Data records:
========

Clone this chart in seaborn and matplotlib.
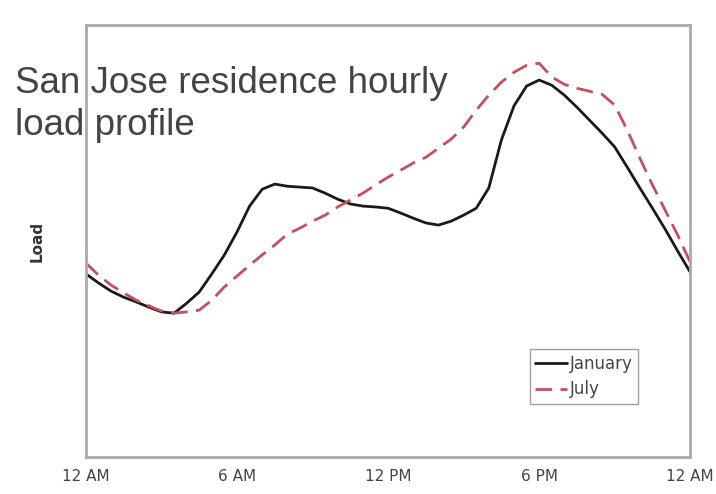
import numpy as np
import pandas as pd
import seaborn as sns
import matplotlib
matplotlib.use("Agg")
import matplotlib.pyplot as plt

# half-hourly readings, relative load (0-100)
hours = [i * 0.5 for i in range(49)]
january = [42.4, 40.3, 38.4, 37.0, 35.9, 34.7, 33.6, 33.3, 35.6, 38.2,
           42.4, 46.8, 52.1, 58.1, 62.0, 63.2, 62.7, 62.5, 62.3, 61.1,
           59.7, 58.6, 58.1, 57.9, 57.6, 56.5, 55.3, 54.2, 53.7, 54.6,
           56.0, 57.6, 62.3, 73.4, 81.3, 85.9, 87.3, 86.1, 83.8, 81.0,
           78.0, 75.0, 71.8, 67.1, 62.3, 57.6, 52.8, 47.7, 42.8]
july = [44.9, 42.1, 39.8, 38.0, 36.3, 35.0, 33.8, 33.3, 33.6, 34.0,
        36.3, 39.4, 41.9, 44.4, 46.8, 49.1, 51.6, 53.0, 54.6, 56.0,
        57.9, 59.5, 61.1, 63.0, 64.8, 66.4, 68.1, 69.4, 71.5, 73.6,
        76.4, 80.3, 83.8, 86.8, 89.1, 90.7, 91.2, 88.0, 86.3, 85.4,
        84.7, 84.0, 81.5, 75.7, 69.2, 63.0, 57.2, 51.4, 45.1]
tick_pos = [0, 6, 12, 18, 24]
tick_labels = ["12 AM", "6 AM", "12 PM", "6 PM", "12 AM"]

df = pd.DataFrame({
    "hour": hours * 2,
    "load": january + july,
    "month": ["January"] * len(hours) + ["July"] * len(hours),
})

sns.set_style("white")
plt.rcParams["font.family"] = ["DejaVu Sans"]

fig = plt.figure(figsize=(7.16, 4.94), dpi=100)
ax = fig.add_axes([0.120, 0.075, 0.844, 0.874])

sns.lineplot(data=df, x="hour", y="load", hue="month", style="month",
             palette={"January": "#1a1a1a", "July": "#c4505c"},
             dashes={"January": "", "July": (6, 3)},
             linewidth=2, ax=ax)

ax.set_xlim(0, 24)
ax.set_ylim(0, 100)
ax.set_xticks(tick_pos)
ax.set_xticklabels(tick_labels, fontsize=11, color="#444444")
ax.set_yticks([])
ax.tick_params(axis="x", direction="out", length=3, width=1, color="#999999", pad=6)
ax.set_xlabel("")
ax.set_ylabel("Load", fontsize=11, fontweight="bold", color="#333333", labelpad=30)
for s in ax.spines.values():
    s.set_color("#aaaaaa")
    s.set_linewidth(2)

leg = ax.legend(loc="lower right", bbox_to_anchor=(0.914, 0.122), fontsize=12,
                frameon=True, fancybox=False, handlelength=1.9, handletextpad=0.15,
                borderpad=0.35, labelspacing=0.45, borderaxespad=0)
leg.get_frame().set_edgecolor("#888888")
leg.get_frame().set_linewidth(1)
for t in leg.get_texts():
    t.set_color("#444444")

fig.text(15 / 716, 1 - 135 / 494, "San Jose residence hourly\nload profile",
         fontsize=26.5, color="#444444", va="baseline", ha="left",
         linespacing=1.25, family=["Liberation Sans", "DejaVu Sans"])

fig.savefig("out.png", dpi=100)
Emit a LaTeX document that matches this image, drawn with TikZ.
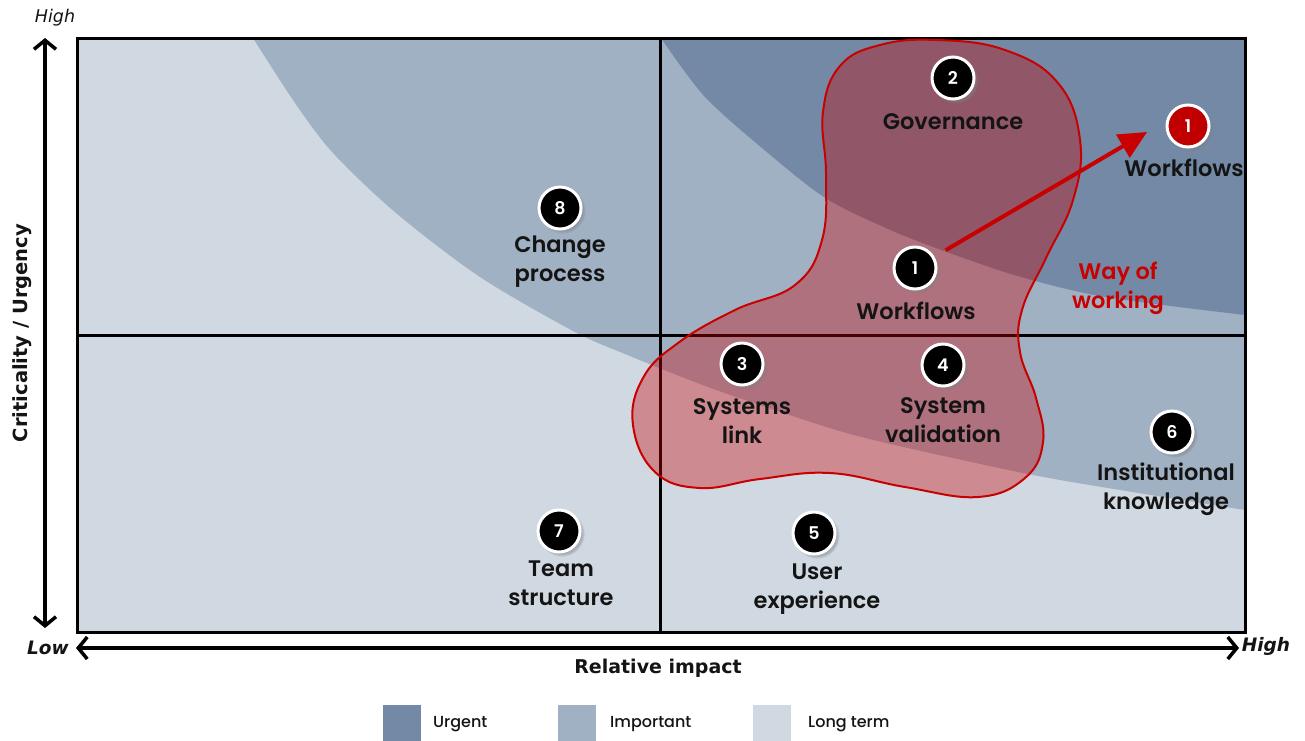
\documentclass[tikz,border=0pt]{standalone}
\usepackage{fontspec}
\setmainfont{DejaVu Sans}
\newfontfamily\lbl{Poppins SemiBold}
\newfontfamily\lgd{Poppins Medium}
\newfontfamily\numfont{Poppins SemiBold}
\usetikzlibrary{arrows.meta,shadows}

\definecolor{urgent}{RGB}{115,137,165}
\definecolor{important}{RGB}{161,177,196}
\definecolor{longterm}{RGB}{208,216,226}
\definecolor{wayred}{RGB}{200,0,0}
\definecolor{badgered}{RGB}{192,0,0}
\definecolor{ink}{RGB}{20,20,20}

\tikzset{
  badge/.style={circle, fill=black, draw=white, line width=3pt, minimum size=42pt,
    inner sep=0pt, text=white, font=\numfont\fontsize{17.5}{17}\selectfont,
    circular drop shadow={shadow xshift=2.5pt, shadow yshift=-2.5pt, shadow scale=1.1, opacity=0.5}},
  hotbadge/.style={badge, fill=badgered},
  item/.style={align=center, inner sep=0pt, font=\lbl\fontsize{22.5}{29}\selectfont, text=ink},
  framepen/.style={line width=3pt, black},
  axispen/.style={line width=3.5pt, black,
    {Straight Barb[length=9pt,width=22pt]}-{Straight Barb[length=9pt,width=22pt]}},
  legendbox/.style={inner sep=0pt, minimum width=38pt, minimum height=40pt},
  legendtext/.style={anchor=west, inner sep=0pt, font=\lgd\fontsize{16}{16}\selectfont, text=ink}
}

\begin{document}
\begin{tikzpicture}[x=1pt,y=-1pt]
\useasboundingbox (0,0) rectangle (1305,740);

% priority zones
\fill[longterm] (77,38) rectangle (1245,632);
\fill[important] plot[smooth] coordinates {(253,38) (295,103) (333,153) (396,213) (480,277)
  (573,331) (620,352) (700,384) (760,405) (850,434) (953,458) (1060,480) (1245,510)}
  -- (1245,38) -- cycle;
\fill[urgent] plot[smooth] coordinates {(661,38) (705,97) (768,153) (827,199) (895,232)
  (958,256) (1021,277) (1105,297) (1245,315)} -- (1245,38) -- cycle;

% quadrant grid and frame
\draw[framepen] (660,38) -- (660,632);
\draw[framepen] (77,335) -- (1245,335);
\draw[framepen] (77,38) rectangle (1245,632);

% way of working area
\draw[wayred, line width=2pt, fill=wayred, fill opacity=0.36]
  plot[smooth cycle, tension=0.7] coordinates {(937,40) (1005,50) (1058,83) (1080,140)
  (1073,200) (1046,258) (1022,310) (1020,352) (1036,398) (1043,442) (1025,478) (978,497)
  (905,487) (830,473) (760,479) (700,488) (655,472) (633,425) (643,378) (678,343)
  (735,310) (795,285) (822,240) (826,175) (823,112) (840,66) (880,45)};

% axes
\coordinate (ytop) at (45,38);
\coordinate (ybot) at (45,628);
\coordinate (xleft) at (76,648);
\coordinate (xright) at (1239,648);
\draw[axispen] (ytop) -- (ybot);
\draw[axispen] (xleft) -- (xright);
\node[font=\itshape\fontsize{17.5}{17}\selectfont, text=ink] (yhigh) at (55,18) {High};
\node[font=\bfseries\itshape\fontsize{18.5}{17}\selectfont, text=ink] (ylow) at (48,648) {Low};
\node[font=\bfseries\itshape\fontsize{18.5}{17}\selectfont, text=ink] (xhigh) at (1266,646) {High};
\node[font=\bfseries\fontsize{19}{19}\selectfont, text=ink] (xlabel) at (658,668) {Relative impact};
\node[font=\bfseries\fontsize{19.5}{19}\selectfont, text=ink, rotate=90] (ylabel) at (22,333) {Criticality / Urgency};

% items
\node[badge] (b2) at (953,78) {2};
\node[item] (t2) at (953,122) {Governance};
\node[hotbadge] (b1r) at (1188,126) {1};
\node[item] (t1r) at (1184,168) {Workflows};
\node[badge] (b8) at (560,208) {8};
\node[item] (t8) at (560,262) {Change\\process};
\node[badge] (b1) at (915,268) {1};
\node[item] (t1) at (916,311) {Workflows};
\node[badge] (b3) at (742,364) {3};
\node[item] (t3) at (742,421) {Systems\\link};
\node[badge] (b4) at (943,365) {4};
\node[item] (t4) at (943,420) {System\\validation};
\node[badge] (b6) at (1172,432) {6};
\node[item] (t6) at (1166,489) {Institutional\\knowledge};
\node[badge] (b7) at (559,531) {7};
\node[item] (t7) at (561,583) {Team\\structure};
\node[badge] (b5) at (814,533) {5};
\node[item] (t5) at (817,589) {User\\experience};
\node[item, text=wayred] (way) at (1118,288) {Way of\\working};

% shift of workflows
\coordinate (wtip) at (1147,132);
\draw[wayred, line width=4pt, shorten <=13pt, -{Triangle[length=28pt,width=26pt]}] (b1.30) -- (wtip);

% legend
\node[legendbox, fill=urgent] (lg1) at (402,725) {};
\node[legendtext] (lt1) at (433,724) {Urgent};
\node[legendbox, fill=important] (lg2) at (577,725) {};
\node[legendtext] (lt2) at (610,724) {Important};
\node[legendbox, fill=longterm] (lg3) at (772,725) {};
\node[legendtext] (lt3) at (808,724) {Long term};
\end{tikzpicture}
\end{document}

========

• Requirements: Reproduce only the lines running from the beginning of the entries above to the line holding "import matplotlib.pyplot as plt", inclusive. Pictures stay out of the copy.

• Full answer:
Clone this chart in seaborn and matplotlib.
import numpy as np
import pandas as pd
import seaborn as sns
import matplotlib
matplotlib.use("Agg")
import matplotlib.pyplot as plt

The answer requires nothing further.